The Original Thanksgiving Story

bronze statue of Christopher Columbus — April Bartholomew

The American Indian has always been seen as the supporting and helpful character in the altered Thanksgiving story.

Many try and teach the first Thanksgiving as the story of how the Native Americans were welcoming and peaceful with the European immigrants. This depiction is inaccurate and wrong. Many cover up how Columbus came and ordered mass executions and enslaved Native Americans.

This is how the actual story went. The first American Thanksgiving took place in Plymouth 1621, after the English came and killed the Indians for their land. So the idea of the Native being “helping” the pilgrims is not correct at all.    

I don’t like how this story is not shared in schools regardless of how old children are. If you teach about African American history you should also teach the true story of Native Americans. Comparisons such as these teach us that it is critical to be aware of factual history.

Don’t believe everything you read. The Wampanoag tribe were the people who occupied the land at the time. The Wampanoag tribe already had a system and knew the land. They, like all other Native American tribes,  had their own system before the immigrants came and robbed them of it. They had their own society which had occupied the region for thousands of years. They had their own form government, their own religious beliefs, their own knowledge, and their own culture.

It was also important to know “thanks” was a part of their daily life.  In the Americanized telling of the First Thanksgiving, the Mayflower settlers and the Wampanoag tribe members sat at the table together and shared a peaceful meal. This is a revamped whitewashing of history.
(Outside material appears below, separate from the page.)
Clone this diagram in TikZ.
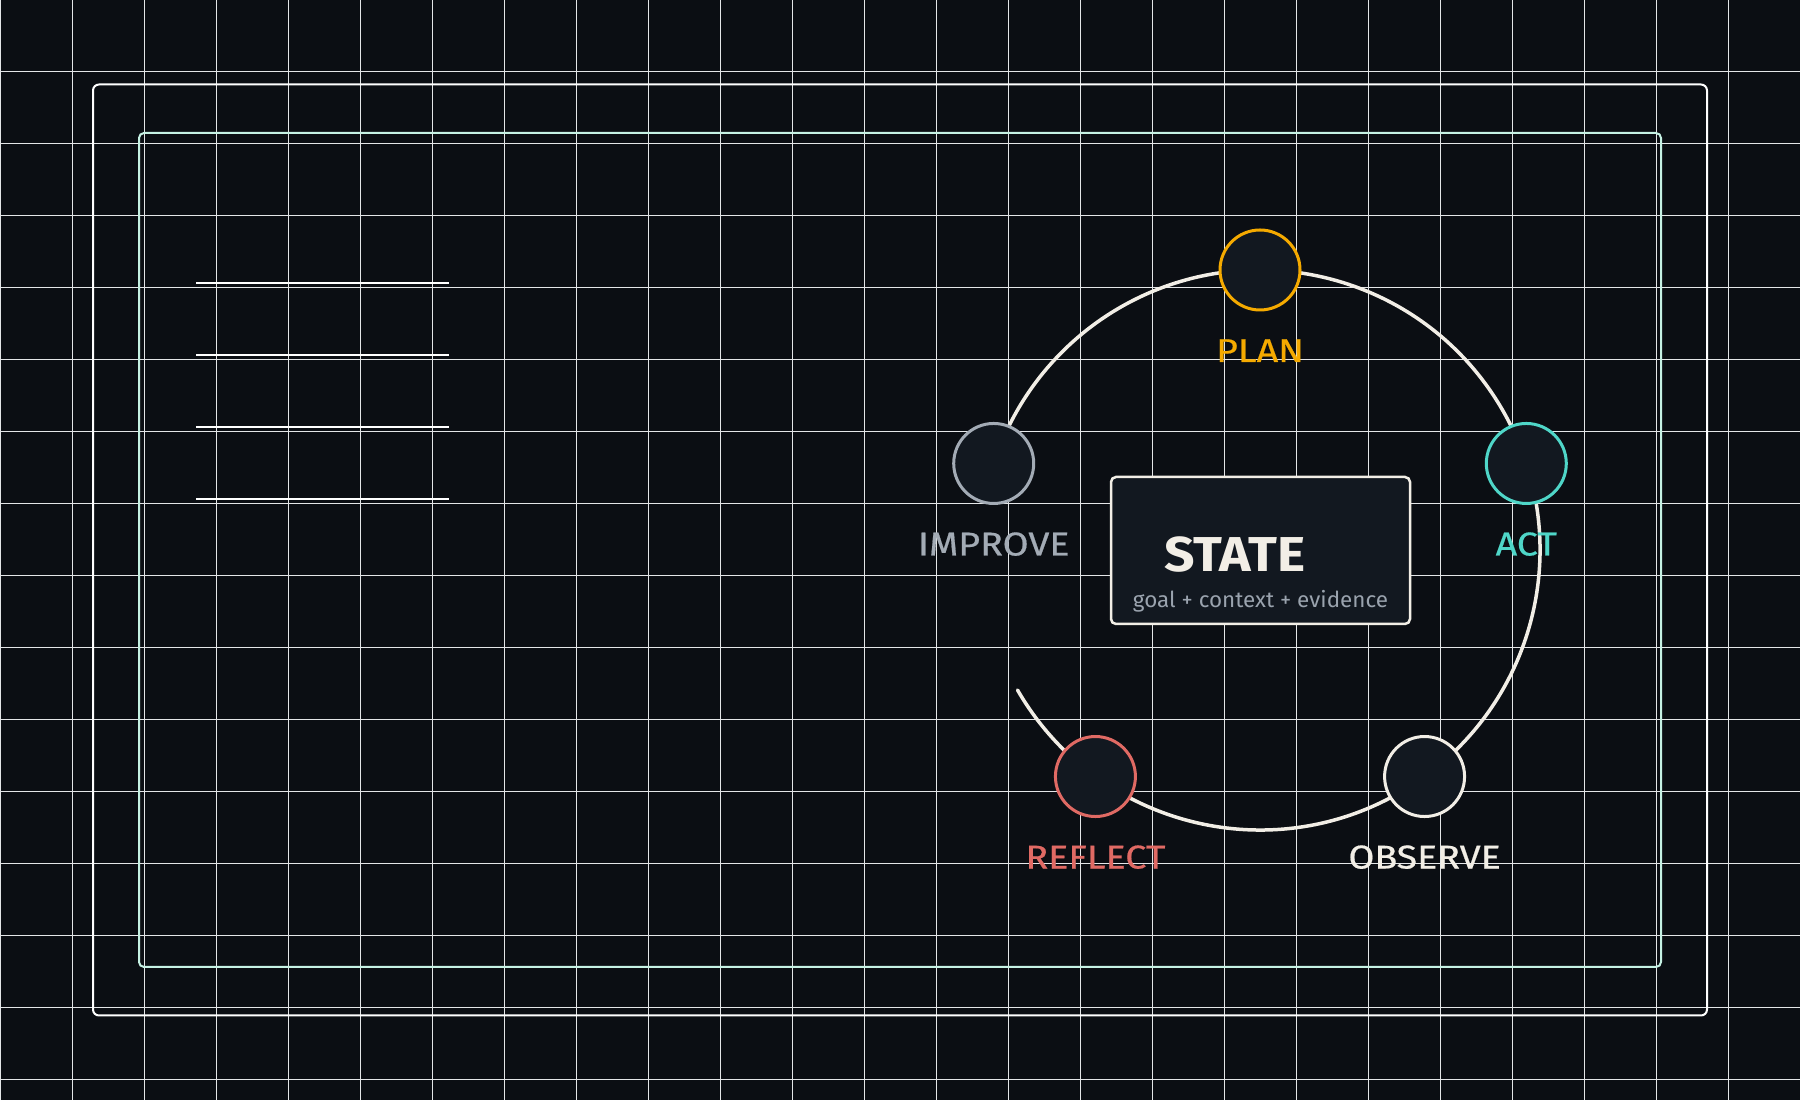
\documentclass[tikz,border=0pt]{standalone}
\usepackage{fontspec}
\usetikzlibrary{calc}
\setmainfont{Fira Sans}
\newfontfamily\labelfont{Fira Sans}[FakeBold=0.5]
\definecolor{bg}{RGB}{11,14,19}
\definecolor{nodefill}{RGB}{18,24,32}
\definecolor{gridc}{RGB}{228,230,232}
\definecolor{planc}{RGB}{245,170,0}
\definecolor{actc}{RGB}{79,214,200}
\definecolor{improvec}{RGB}{163,171,181}
\definecolor{reflectc}{RGB}{224,106,100}
\definecolor{observec}{RGB}{242,238,230}
\definecolor{mintc}{RGB}{198,242,228}
\definecolor{subc}{RGB}{154,163,174}
\tikzset{
  stagecirc/.style={circle, minimum size=80pt, inner sep=0pt, line width=3pt, fill=nodefill},
  stagelabel/.style={font=\labelfont\fontsize{33}{33}\selectfont, inner sep=0pt, anchor=base, xscale=1.14},
  gridline/.style={gridc, line width=1pt},
  listline/.style={white, line width=2pt},
}
\begin{document}
\begin{tikzpicture}[x=1pt,y=1pt]
\useasboundingbox (0,0) rectangle (1800,1100);
\fill[bg] (0,0) rectangle (1800,1100);
% grid
\foreach \i in {0,...,25} { \draw[gridline] (\i*72,0) -- (\i*72,1100); }
\foreach \j in {0,...,15} { \draw[gridline] (0,1100-\j*72) -- (1800,1100-\j*72); }
% frames
\draw[white, line width=2pt, rounded corners=6pt] (93,84.5) rectangle (1707,1015.5);
\draw[mintc, line width=2pt, rounded corners=5pt] (139,133) rectangle (1661,967);
% list lines
\coordinate (l1a) at (196,817); \coordinate (l1b) at (449,817);
\coordinate (l2a) at (196,745); \coordinate (l2b) at (449,745);
\coordinate (l3a) at (196,673); \coordinate (l3b) at (449,673);
\coordinate (l4a) at (196,601); \coordinate (l4b) at (449,601);
\draw[listline] (l1a) -- (l1b);
\draw[listline] (l2a) -- (l2b);
\draw[listline] (l3a) -- (l3b);
\draw[listline] (l4a) -- (l4b);
% ring
\coordinate (ctr) at (1260,550);
\coordinate (ringstart) at ($(ctr)+(210:280)$);
\draw[observec, line width=3.5pt, line cap=round] (ringstart) arc[start angle=210, end angle=522, radius=280];
% stages
\node[stagecirc, draw=planc] (plan) at ($(ctr)+(90:280)$) {};
\node[stagecirc, draw=actc] (act) at ($(ctr)+(18:280)$) {};
\node[stagecirc, draw=observec] (observe) at ($(ctr)+(-54:280)$) {};
\node[stagecirc, draw=reflectc] (reflect) at ($(ctr)+(-126:280)$) {};
\node[stagecirc, draw=improvec] (improve) at ($(ctr)+(162:280)$) {};
\node[stagelabel, text=planc] (planl) at ($(plan)+(0,-92)$) {PLAN};
\node[stagelabel, text=actc] (actl) at ($(act)+(0,-92)$) {ACT};
\node[stagelabel, text=observec] (observel) at ($(observe)+(0,-92)$) {OBSERVE};
\node[stagelabel, text=reflectc] (reflectl) at ($(reflect)+(0,-92)$) {REFLECT};
\node[stagelabel, text=improvec] (improvel) at ($(improve)+(0,-92)$) {IMPROVE};
% state box
\draw[observec, fill=nodefill, line width=2.5pt, rounded corners=5pt] (1111,476) rectangle (1410,623);
\node[anchor=base west, inner sep=0pt, text=observec, font=\bfseries\fontsize{49}{49}\selectfont, xscale=1.09] (statet) at (1164,528) {STATE};
\node[anchor=base, inner sep=0pt, text=subc, font=\fontsize{22}{22}\selectfont, xscale=1.02] (states) at (1260.5,492.3) {goal + context + evidence};
\end{tikzpicture}
\end{document}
Also, since the Natives were known for being hunters, farmers, leaders, people of the land, fishermen, who shared their foods and techniques, they “helped” the colonists survive. In my opinion the true story is not “fuzzy” and “warm” but “dark” and “brutal.” It’s not happy and now Thanksgiving is commercialized.

The truth isn’t being shared and taught in schools. It is imperative that children have a proper educational background. I don’t agree necessarily with how information is brought about.

It is important to learn from past mistakes so it will not be repeated again in the future. What we should do is teach this original story and talk about the dedication of November as National Native American Heritage Month.

We shouldn’t hide and cover up the past mistakes, but instead acknowledge the faults and work to better them. I think it is a tough part of history to tell.    

So many people like to give the Americanized story of Thanksgiving that includes pilgrims and happy Native Americans. People deserve to know true facts in history, and how things came about. It is very important to teach history, truthfully.

It is not saying that what happened was right, but it is owning up to the facts. Natives and their history deserve to be given recognition, and deserve the truth to be shared. Native Americans don’t deserve lies being told and a different version of reality.